When Tomas finally comes home, the image of mutilated axolotls haunts him. He cannot sleep, and in a seemingly last bid for reconciliation, he calls his ex-wife long-distance. Lulled from sleep, Edith tries to humor him, and to placate his distress, but Tomas finally senses that all is really lost. His wife has wielded her scalpel all too well, and has cut him off from her life, mutilating his sense of self in the process. The story ends on that melancholic note.

It is a sad story—and actually something one could call “confessional literature,” because this is Jaime An Lim putting into the guise of fiction things that have actually happened to him. He, too, had gone to Indiana to pursue his Ph.D. in literature, and had taken his wife along. And like Tomas and Edith in the story, he and his wife also got divorced.

An Lim was born in Cagayan de Oro City in 7 January 1946 , and finished his BA in English from Mindanao State University in 1968. He later pursued his MA in Creative Writing at Silliman University, and his Ph.D. in Literature at Indiana University in Bloomington. He has published a book of literary criticism, Literature and Politics: The Colonial Experience in Nine Philippine Novels [1993]; two books of short stories, Hedonicus [1998] and The Axolotl Colony [2016]; and two poetry collections, Trios [1998] and Auguries [2017]. He has won various awards from the Palanca and other bodies, and in 2000, he received the Gawad Pambansang Alagad ni Balagtas for poetry and fiction in English from the Unyon ng Manunulat sa Pilipinas. He was the Director-in-Residence of the Silliman University National Writers Workshop in 2017 and 2018. He considers himself very much a Dumaguete writer.

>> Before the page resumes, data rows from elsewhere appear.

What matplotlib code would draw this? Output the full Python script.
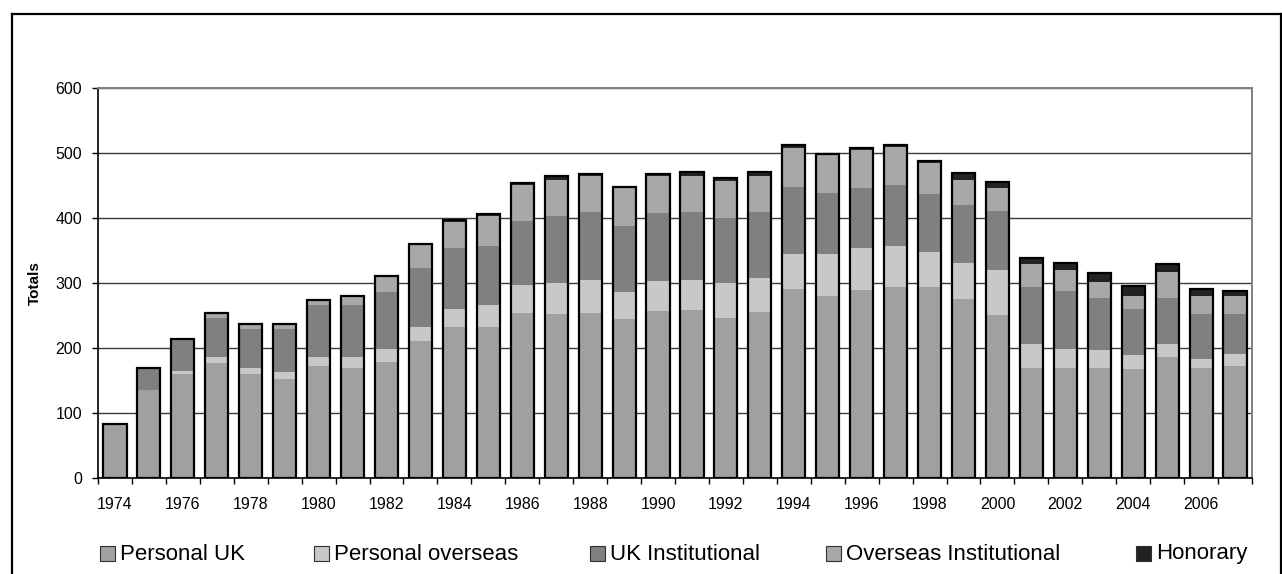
import numpy as np
import matplotlib.pyplot as plt
from matplotlib.patches import Rectangle
from matplotlib.lines import Line2D

plt.rcParams['font.family'] = ['Liberation Sans', 'DejaVu Sans']

# data
years = list(range(1974, 2008))
personal_uk = [83, 135, 160, 176, 160, 151, 171, 169, 178, 210, 232, 232, 253, 252, 253, 244, 257,
               258, 246, 255, 290, 280, 289, 294, 294, 275, 250, 169, 169, 169, 167, 185, 169, 172]
personal_overseas = [0, 0, 4, 9, 9, 11, 14, 16, 20, 22, 28, 33, 43, 48, 51, 41, 46,
                     46, 53, 52, 55, 65, 64, 63, 54, 55, 69, 36, 29, 27, 22, 20, 14, 18]
uk_institutional = [0, 33, 50, 61, 59, 66, 80, 80, 87, 91, 94, 92, 99, 103, 105, 102, 104,
                    105, 101, 102, 102, 94, 93, 93, 89, 89, 91, 89, 89, 80, 71, 71, 69, 62]
overseas_institutional = [0, 0, 0, 7, 8, 8, 8, 15, 25, 36, 39, 46, 55, 56, 56, 60, 57,
                          56, 56, 56, 60, 60, 58, 59, 47, 40, 36, 35, 32, 25, 20, 41, 28, 28]
honorary = [0, 0, 0, 0, 0, 0, 0, 0, 0, 0, 3, 3, 3, 5, 3, 0, 4,
            5, 5, 5, 5, 0, 3, 3, 3, 10, 9, 9, 12, 14, 15, 12, 10, 7]

series = [('Personal UK', personal_uk, '#a0a0a0'),
          ('Personal overseas', personal_overseas, '#c8c8c8'),
          ('UK Institutional', uk_institutional, '#808080'),
          ('Overseas Institutional', overseas_institutional, '#a8a8a8'),
          ('Honorary', honorary, '#222222')]

W, H = 1282, 574
fig = plt.figure(figsize=(W / 100, H / 100), dpi=100)
ax = fig.add_axes([98 / W, 1 - 477.5 / H, (1252 - 98) / W, (477.5 - 88) / H])

x = np.arange(len(years))
width = 0.68
bottom = np.zeros(len(years))
for name, vals, col in series:
    vals = np.array(vals, dtype=float)
    ax.bar(x, vals, width, bottom=bottom, color=col, edgecolor='none', zorder=2)
    bottom += vals
# outline of each stacked bar
ax.bar(x, bottom, width, facecolor='none', edgecolor='black', linewidth=1.6, zorder=3)

ax.set_xlim(-0.5, len(years) - 0.5)
ax.set_ylim(0, 600)
ax.set_yticks(range(0, 601, 100))
ax.yaxis.grid(True, color='#3a3a3a', linewidth=1.0, zorder=0)
ax.set_axisbelow(True)
ax.tick_params(axis='y', labelsize=11.5, length=4.5, width=1, pad=7, direction='out')

# ticks at category boundaries, labels every other year
ax.set_xticks(np.arange(-0.5, len(years)), labels=[])
ax.tick_params(axis='x', which='major', length=4.5, width=1, direction='out')
ax.set_xticks(x[::2], labels=[str(y) for y in years[::2]], minor=True)
ax.tick_params(axis='x', which='minor', length=0, labelsize=11.5, pad=14)

for s in ['left', 'bottom']:
    ax.spines[s].set_color('black')
    ax.spines[s].set_linewidth(1.2)
for s in ['top', 'right']:
    ax.spines[s].set_color('#808080')
    ax.spines[s].set_linewidth(1.4)

fig.text(35 / W, 1 - 283 / H, 'Totals', rotation=90, ha='center', va='center',
         fontsize=11, fontweight='bold')

# legend laid out by hand, as in the original
marker_x = [100, 314, 590, 826, 1136]
ly = 554
for (name, vals, col), mx in zip(series, marker_x):
    fig.add_artist(Rectangle((mx / W, 1 - (ly + 7) / H), 15 / W, 15 / H,
                             transform=fig.transFigure, facecolor=col,
                             edgecolor='#303030', linewidth=0.8))
    fig.text((mx + 20) / W, 1 - ly / H, name, ha='left', va='center', fontsize=16)

# outer chart border
fig.add_artist(Line2D([12 / W, 12 / W], [0, 1 - 14 / H], color='black', linewidth=1.6,
                      transform=fig.transFigure))
fig.add_artist(Line2D([12 / W, 1], [1 - 14 / H, 1 - 14 / H], color='black', linewidth=1.6,
                      transform=fig.transFigure))
fig.add_artist(Line2D([1280.5 / W, 1280.5 / W], [0, 1 - 14 / H], color='black', linewidth=1.6,
                      transform=fig.transFigure))

fig.savefig('out.png', dpi=100)
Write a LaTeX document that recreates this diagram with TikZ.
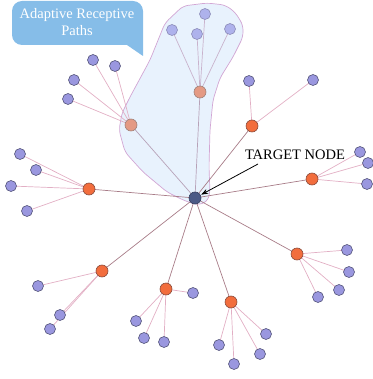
\documentclass[tikz,border=0pt]{standalone}
\usepackage{fontspec}
\setmainfont{Liberation Serif}
\usetikzlibrary{arrows.meta}
\pgfdeclarelayer{hulllayer}
\pgfdeclarelayer{bg}
\pgfsetlayers{hulllayer,bg,main}
\definecolor{leaffill}{HTML}{9A97DF}
\definecolor{leafline}{HTML}{55557A}
\definecolor{fleaffill}{HTML}{AEB2EC}
\definecolor{fleafline}{HTML}{8C8CB8}
\definecolor{hubfill}{HTML}{F26D3D}
\definecolor{hubline}{HTML}{8A4A3A}
\definecolor{fhubfill}{HTML}{E49A84}
\definecolor{fhubline}{HTML}{A08078}
\definecolor{tgtfill}{HTML}{4C5A86}
\definecolor{hulledge}{HTML}{D2A6D4}
\definecolor{hullfill}{HTML}{E8F2FD}
\definecolor{spoke}{HTML}{A87C88}
\definecolor{twig}{HTML}{E2AFC4}
\definecolor{ftwig}{HTML}{C9B2CC}
\definecolor{fspoke}{HTML}{B7A2B8}
\definecolor{calloutblue}{HTML}{86BDE8}
\tikzset{
  leaf/.style={circle,draw=leafline,fill=leaffill,line width=0.6pt,minimum size=11pt,inner sep=0pt},
  fleaf/.style={circle,draw=fleafline,fill=fleaffill,line width=0.6pt,minimum size=11pt,inner sep=0pt},
  hub/.style={circle,draw=hubline,fill=hubfill,line width=0.6pt,minimum size=12pt,inner sep=0pt},
  fhub/.style={circle,draw=fhubline,fill=fhubfill,line width=0.6pt,minimum size=12pt,inner sep=0pt},
  tgt/.style={circle,draw=tgtfill!70!black,fill=tgtfill,line width=0.6pt,minimum size=12pt,inner sep=0pt},
  spokeline/.style={draw=spoke,line width=0.7pt},
  fspokeline/.style={draw=fspoke,line width=0.7pt},
  twigline/.style={draw=twig,line width=0.7pt},
  ftwigline/.style={draw=ftwig,line width=0.7pt},
  lbl/.style={font=\fontsize{14.5}{17}\selectfont,inner sep=0pt}
}
\begin{document}
\begin{tikzpicture}[x=1pt,y=-1pt]
\useasboundingbox (0,0) rectangle (372,379);
% hull
\begin{pgfonlayer}{hulllayer}
\path[fill=hullfill,draw=hulledge,line width=0.7pt,rounded corners=5pt]
 (207,3) -- (225,5) -- (235,12) -- (243,25) -- (243,37) -- (233,57) -- (220,78)
 -- (213,100) -- (210,130) -- (209,167) -- (210,193) -- (207,202) -- (197,205)
 -- (183,200) -- (167,192) -- (143,172) -- (125,152) -- (119,130) -- (122,113)
 -- (130,97) -- (150,60) -- (165,23) -- (183,6) -- cycle;
\end{pgfonlayer}
% target
\node[tgt] (t) at (195,198) {};
% hubs
\node[fhub] (h1) at (200,92) {};
\node[fhub] (h2) at (131,125) {};
\node[hub] (h3) at (252,126) {};
\node[hub] (h4) at (312,179) {};
\node[hub] (h5) at (297,254) {};
\node[hub] (h6) at (231,302) {};
\node[hub] (h7) at (166,289) {};
\node[hub] (h8) at (102,271) {};
\node[hub] (h9) at (89,189) {};
% leaves
\node[fleaf] (a1) at (205,14) {};
\node[fleaf] (a2) at (172,30) {};
\node[fleaf] (a3) at (197,34) {};
\node[fleaf] (a4) at (230,29) {};
\node[leaf] (b1) at (93,60) {};
\node[leaf] (b2) at (115,66) {};
\node[leaf] (b3) at (74,80) {};
\node[leaf] (b4) at (68,99) {};
\node[leaf] (c1) at (249,81) {};
\node[leaf] (c2) at (313,80) {};
\node[leaf] (d1) at (360,152) {};
\node[leaf] (d2) at (368,163) {};
\node[leaf] (d3) at (367,184) {};
\node[leaf] (e1) at (347,250) {};
\node[leaf] (e2) at (349,272) {};
\node[leaf] (e3) at (339,290) {};
\node[leaf] (e4) at (318,297) {};
\node[leaf] (f1) at (266,334) {};
\node[leaf] (f2) at (219,345) {};
\node[leaf] (f3) at (234,364) {};
\node[leaf] (f4) at (260,354) {};
\node[leaf] (g1) at (193,293) {};
\node[leaf] (g2) at (136,321) {};
\node[leaf] (g3) at (144,338) {};
\node[leaf] (g4) at (164,342) {};
\node[leaf] (i1) at (38,286) {};
\node[leaf] (i2) at (60,315) {};
\node[leaf] (i3) at (50,329) {};
\node[leaf] (j1) at (20,154) {};
\node[leaf] (j2) at (36,170) {};
\node[leaf] (j3) at (11,186) {};
\node[leaf] (j4) at (27,211) {};
\begin{pgfonlayer}{bg}
\foreach \h in {h3,h4,h5,h6,h7,h8,h9} \path[spokeline] (t.center) -- (\h.center);
\foreach \h in {h1,h2} \path[fspokeline] (t.center) -- (\h.center);
\foreach \l in {a1,a2,a3,a4} \path[ftwigline] (h1.center) -- (\l.center);
\foreach \l in {b1,b2,b3,b4} \path[twigline] (h2.center) -- (\l.center);
\foreach \l in {c1,c2} \path[twigline] (h3.center) -- (\l.center);
\foreach \l in {d1,d2,d3} \path[twigline] (h4.center) -- (\l.center);
\foreach \l in {e1,e2,e3,e4} \path[twigline] (h5.center) -- (\l.center);
\foreach \l in {f1,f2,f3,f4} \path[twigline] (h6.center) -- (\l.center);
\foreach \l in {g1,g2,g3,g4} \path[twigline] (h7.center) -- (\l.center);
\foreach \l in {i1,i2,i3} \path[twigline] (h8.center) -- (\l.center);
\foreach \l in {j1,j2,j3,j4} \path[twigline] (h9.center) -- (\l.center);
\end{pgfonlayer}
% callout
\path[fill=calloutblue] (143,56) -- (127,45) [rounded corners=10pt] -- (12,45) -- (12,1) -- (143,1) [sharp corners] -- cycle;
\node[lbl,text=white,align=center] (callout) at (77,22) {Adaptive Receptive\\Paths};
% target label
\node[lbl] (tlabel) at (295,155) {TARGET NODE};
\coordinate (astart) at (258,164);
\draw[-{Stealth[length=7pt,width=5pt]},line width=0.8pt,shorten >=7pt] (astart) -- (t.center);
\end{tikzpicture}
\end{document}
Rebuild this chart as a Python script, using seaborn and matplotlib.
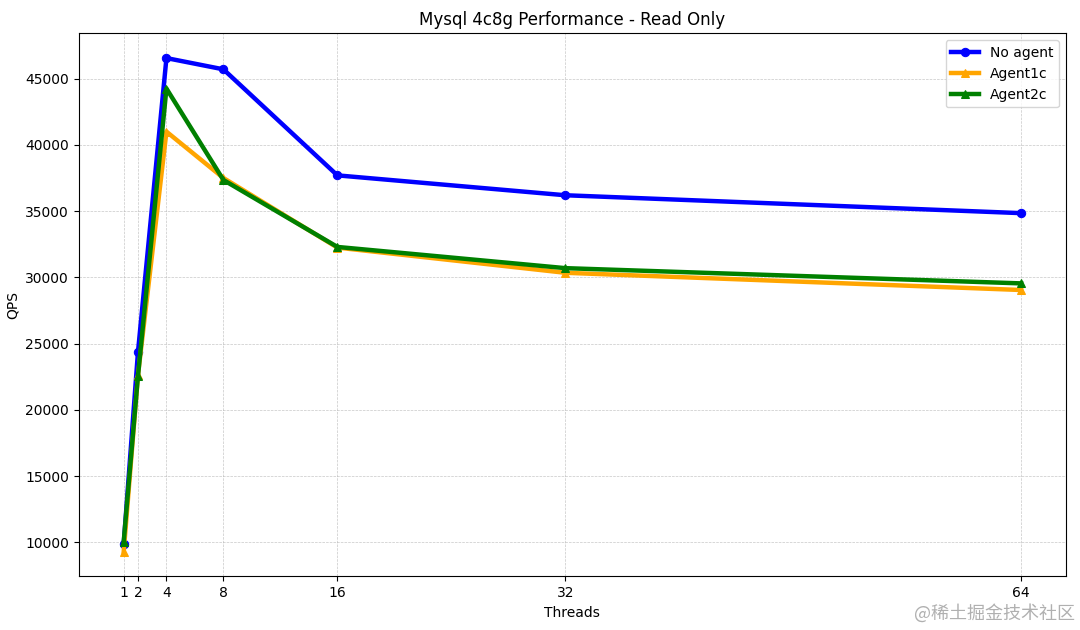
import seaborn as sns
import pandas as pd
import matplotlib.pyplot as plt

threads = [1, 2, 4, 8, 16, 32, 64]
no_agent = [9900, 24350, 46550, 45700, 37700, 36200, 34850]
agent1c = [9300, 22600, 41000, 37500, 32250, 30350, 29050]
agent2c = [10050, 22550, 44250, 37350, 32300, 30700, 29550]

df = pd.DataFrame({'Threads': threads, 'No agent': no_agent,
                   'Agent1c': agent1c, 'Agent2c': agent2c})

fig, ax = plt.subplots(figsize=(10.8, 6.3), dpi=100)
sns.lineplot(x='Threads', y='No agent', data=df, ax=ax, color='blue',
             marker='o', markersize=6, markeredgecolor='blue', linewidth=3.2, label='No agent')
sns.lineplot(x='Threads', y='Agent1c', data=df, ax=ax, color='orange',
             marker='^', markersize=6, markeredgecolor='orange', linewidth=3.2, label='Agent1c')
sns.lineplot(x='Threads', y='Agent2c', data=df, ax=ax, color='green',
             marker='^', markersize=6, markeredgecolor='green', linewidth=3.2, label='Agent2c')

ax.set_xticks(threads)
ax.set_xlabel('Threads')
ax.set_ylabel('QPS')
ax.set_title('Mysql 4c8g Performance - Read Only')
ax.grid(True, linestyle='--', linewidth=0.5, alpha=0.7)
ax.legend(loc='upper right')

fig.subplots_adjust(left=0.073, right=0.987, top=0.947, bottom=0.085)
fig.text(0.995, 0.012, '@稀土掘金技术社区', ha='right', va='bottom', fontsize=13,
         color='#b0b0b0', family=['Noto Sans CJK SC', 'DejaVu Sans'])
fig.savefig('out.png', dpi=100)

In a brief interview, An Lim says of his story: “Some authors tend to write about things that are familiar to them or things that have a personal significance to them. I am such a writer. I wrote the story as a way of coping with some difficult issues in my life. During our doctoral studies in the U.S., my wife and I fell out of love with each. She fell in love with an American academic. The guy was married as well. So they planned to divorce their respective spouses so that they would be free to marry each other. My wife also wanted to stay in the U.S. along with our two children. I was set on going home after my studies with one of our children. Just to be fair. [This was] easier said than done. This was the basic conflict of the story. I had to imagine some sort of resolution, vicariously if not in real life.”

He continues: “The story is part of my personal history. It was my way of explaining what happened to our marriage and family. My wife divorced me but her American lover changed his mind. So she did not get to stay in the U.S. and get an American husband. She wanted to come back to me. I said, ‘No, thank you.’ And she said: ‘Masakit ka pa unta, mamatay ka pa unta.’ I will never forget what she did and said. The story is one of life’s painful lessons for me.”